------ Task inputs ------

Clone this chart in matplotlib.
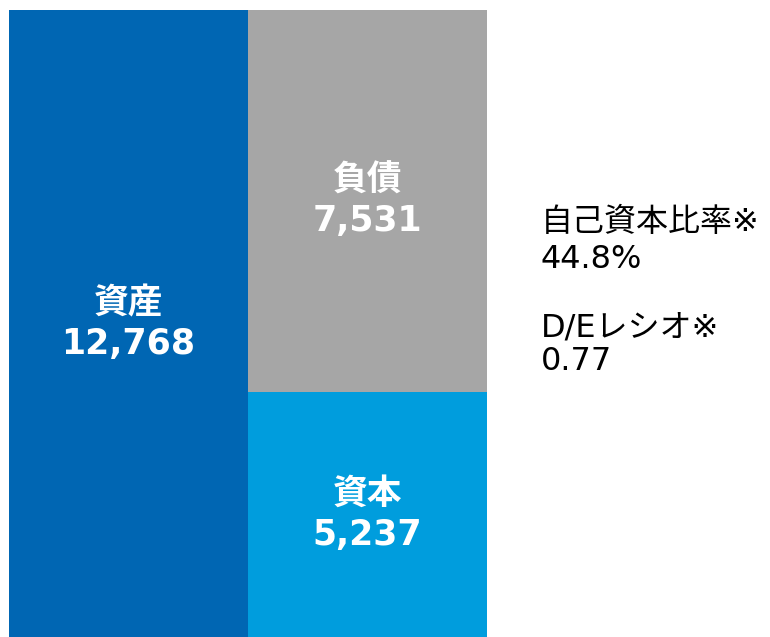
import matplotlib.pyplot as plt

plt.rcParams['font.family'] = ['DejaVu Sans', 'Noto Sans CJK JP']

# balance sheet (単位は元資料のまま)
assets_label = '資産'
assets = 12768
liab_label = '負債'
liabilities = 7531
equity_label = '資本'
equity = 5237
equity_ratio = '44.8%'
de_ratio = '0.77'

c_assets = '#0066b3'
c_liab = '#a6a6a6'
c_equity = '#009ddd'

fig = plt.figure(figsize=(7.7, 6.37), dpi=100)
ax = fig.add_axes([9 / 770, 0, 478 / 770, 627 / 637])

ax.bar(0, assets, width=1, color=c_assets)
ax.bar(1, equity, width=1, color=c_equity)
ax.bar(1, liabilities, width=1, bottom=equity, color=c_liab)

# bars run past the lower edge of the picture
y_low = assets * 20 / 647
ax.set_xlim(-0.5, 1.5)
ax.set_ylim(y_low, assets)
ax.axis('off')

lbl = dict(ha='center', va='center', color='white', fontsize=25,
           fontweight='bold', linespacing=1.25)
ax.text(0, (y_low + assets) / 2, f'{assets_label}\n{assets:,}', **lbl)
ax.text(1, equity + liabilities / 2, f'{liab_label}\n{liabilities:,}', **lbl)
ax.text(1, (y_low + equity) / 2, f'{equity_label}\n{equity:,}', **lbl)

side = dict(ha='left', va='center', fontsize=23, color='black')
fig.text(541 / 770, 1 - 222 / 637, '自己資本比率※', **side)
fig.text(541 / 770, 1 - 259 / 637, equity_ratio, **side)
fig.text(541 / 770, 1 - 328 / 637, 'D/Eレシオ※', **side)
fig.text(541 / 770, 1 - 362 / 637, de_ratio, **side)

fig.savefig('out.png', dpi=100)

------
------ Task inputs ------

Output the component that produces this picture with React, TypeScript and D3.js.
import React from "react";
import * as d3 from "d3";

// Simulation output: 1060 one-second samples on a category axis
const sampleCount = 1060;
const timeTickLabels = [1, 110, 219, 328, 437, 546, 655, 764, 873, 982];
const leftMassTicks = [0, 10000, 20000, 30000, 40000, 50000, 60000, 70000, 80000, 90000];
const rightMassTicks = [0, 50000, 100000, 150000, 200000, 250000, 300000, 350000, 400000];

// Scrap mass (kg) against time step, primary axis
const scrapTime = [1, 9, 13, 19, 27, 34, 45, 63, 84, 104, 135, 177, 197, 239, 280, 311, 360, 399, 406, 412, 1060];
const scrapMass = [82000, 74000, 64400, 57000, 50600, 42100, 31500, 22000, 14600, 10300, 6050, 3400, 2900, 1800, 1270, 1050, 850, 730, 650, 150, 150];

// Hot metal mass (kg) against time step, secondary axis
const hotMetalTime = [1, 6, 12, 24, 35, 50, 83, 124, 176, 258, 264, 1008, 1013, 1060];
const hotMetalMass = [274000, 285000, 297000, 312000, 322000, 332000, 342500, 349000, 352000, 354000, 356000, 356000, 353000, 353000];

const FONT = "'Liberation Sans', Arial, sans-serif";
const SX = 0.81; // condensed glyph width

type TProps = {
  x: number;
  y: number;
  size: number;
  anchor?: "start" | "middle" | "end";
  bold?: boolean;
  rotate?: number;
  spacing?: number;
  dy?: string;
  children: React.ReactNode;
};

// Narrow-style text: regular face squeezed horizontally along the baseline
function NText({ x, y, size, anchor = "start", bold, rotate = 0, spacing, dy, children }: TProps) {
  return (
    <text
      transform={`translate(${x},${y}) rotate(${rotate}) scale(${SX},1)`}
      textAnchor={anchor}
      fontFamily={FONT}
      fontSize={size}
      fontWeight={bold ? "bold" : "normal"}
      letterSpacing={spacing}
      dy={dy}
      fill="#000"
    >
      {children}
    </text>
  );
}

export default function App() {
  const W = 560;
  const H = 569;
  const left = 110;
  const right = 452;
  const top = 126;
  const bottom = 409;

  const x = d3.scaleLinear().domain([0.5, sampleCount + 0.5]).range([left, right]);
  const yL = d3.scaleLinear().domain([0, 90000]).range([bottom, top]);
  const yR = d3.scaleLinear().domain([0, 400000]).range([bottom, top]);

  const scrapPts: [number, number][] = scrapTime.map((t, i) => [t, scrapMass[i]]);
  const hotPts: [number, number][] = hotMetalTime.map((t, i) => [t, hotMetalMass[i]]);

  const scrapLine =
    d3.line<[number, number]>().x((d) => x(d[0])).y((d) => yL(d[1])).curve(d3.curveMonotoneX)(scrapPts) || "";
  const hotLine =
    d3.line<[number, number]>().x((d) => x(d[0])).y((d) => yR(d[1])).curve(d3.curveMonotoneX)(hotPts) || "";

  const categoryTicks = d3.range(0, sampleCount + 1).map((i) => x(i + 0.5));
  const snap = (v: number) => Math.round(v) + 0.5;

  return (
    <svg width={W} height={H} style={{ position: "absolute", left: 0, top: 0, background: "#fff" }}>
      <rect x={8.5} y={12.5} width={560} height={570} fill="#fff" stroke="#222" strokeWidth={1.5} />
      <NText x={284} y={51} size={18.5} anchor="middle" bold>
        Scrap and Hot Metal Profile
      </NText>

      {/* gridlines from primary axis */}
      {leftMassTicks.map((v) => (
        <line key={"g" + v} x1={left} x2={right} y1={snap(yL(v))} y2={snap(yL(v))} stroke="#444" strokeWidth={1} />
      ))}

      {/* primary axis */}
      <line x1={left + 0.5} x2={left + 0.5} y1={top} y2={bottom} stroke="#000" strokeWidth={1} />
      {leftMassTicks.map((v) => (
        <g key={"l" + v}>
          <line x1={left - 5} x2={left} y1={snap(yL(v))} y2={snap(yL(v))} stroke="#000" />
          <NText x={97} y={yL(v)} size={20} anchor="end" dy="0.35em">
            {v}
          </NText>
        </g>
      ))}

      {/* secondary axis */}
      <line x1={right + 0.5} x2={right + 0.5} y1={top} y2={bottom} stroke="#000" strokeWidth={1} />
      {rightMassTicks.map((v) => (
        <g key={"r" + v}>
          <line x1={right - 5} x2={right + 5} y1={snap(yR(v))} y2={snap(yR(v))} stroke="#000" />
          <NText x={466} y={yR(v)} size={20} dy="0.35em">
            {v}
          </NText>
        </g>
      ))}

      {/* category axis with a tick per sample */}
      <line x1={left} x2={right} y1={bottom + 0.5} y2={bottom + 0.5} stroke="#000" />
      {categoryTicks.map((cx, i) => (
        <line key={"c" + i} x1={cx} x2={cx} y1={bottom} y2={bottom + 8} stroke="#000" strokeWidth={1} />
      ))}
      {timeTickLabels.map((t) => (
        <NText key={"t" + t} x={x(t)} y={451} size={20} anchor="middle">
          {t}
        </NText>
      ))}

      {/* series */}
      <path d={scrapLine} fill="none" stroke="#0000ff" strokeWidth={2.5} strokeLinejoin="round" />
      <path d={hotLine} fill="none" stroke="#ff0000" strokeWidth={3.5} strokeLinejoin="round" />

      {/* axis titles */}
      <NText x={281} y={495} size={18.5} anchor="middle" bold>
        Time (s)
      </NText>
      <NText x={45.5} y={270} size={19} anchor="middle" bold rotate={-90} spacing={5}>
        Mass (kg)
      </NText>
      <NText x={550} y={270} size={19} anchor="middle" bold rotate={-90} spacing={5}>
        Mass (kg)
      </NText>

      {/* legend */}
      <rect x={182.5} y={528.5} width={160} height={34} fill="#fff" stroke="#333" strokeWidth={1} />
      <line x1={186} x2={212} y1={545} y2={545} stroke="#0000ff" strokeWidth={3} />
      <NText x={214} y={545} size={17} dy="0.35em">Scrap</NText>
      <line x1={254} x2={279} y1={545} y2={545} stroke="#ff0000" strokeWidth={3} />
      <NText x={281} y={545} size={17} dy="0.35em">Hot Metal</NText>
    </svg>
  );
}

------

The lines above from the one containing "Output the component" through the one containing "650, 150, 150];" are to be set down exactly, and no others.

(Output of the exercise):
Output the component that produces this picture with React, TypeScript and D3.js.
import React from "react";
import * as d3 from "d3";

// Simulation output: 1060 one-second samples on a category axis
const sampleCount = 1060;
const timeTickLabels = [1, 110, 219, 328, 437, 546, 655, 764, 873, 982];
const leftMassTicks = [0, 10000, 20000, 30000, 40000, 50000, 60000, 70000, 80000, 90000];
const rightMassTicks = [0, 50000, 100000, 150000, 200000, 250000, 300000, 350000, 400000];

// Scrap mass (kg) against time step, primary axis
const scrapTime = [1, 9, 13, 19, 27, 34, 45, 63, 84, 104, 135, 177, 197, 239, 280, 311, 360, 399, 406, 412, 1060];
const scrapMass = [82000, 74000, 64400, 57000, 50600, 42100, 31500, 22000, 14600, 10300, 6050, 3400, 2900, 1800, 1270, 1050, 850, 730, 650, 150, 150];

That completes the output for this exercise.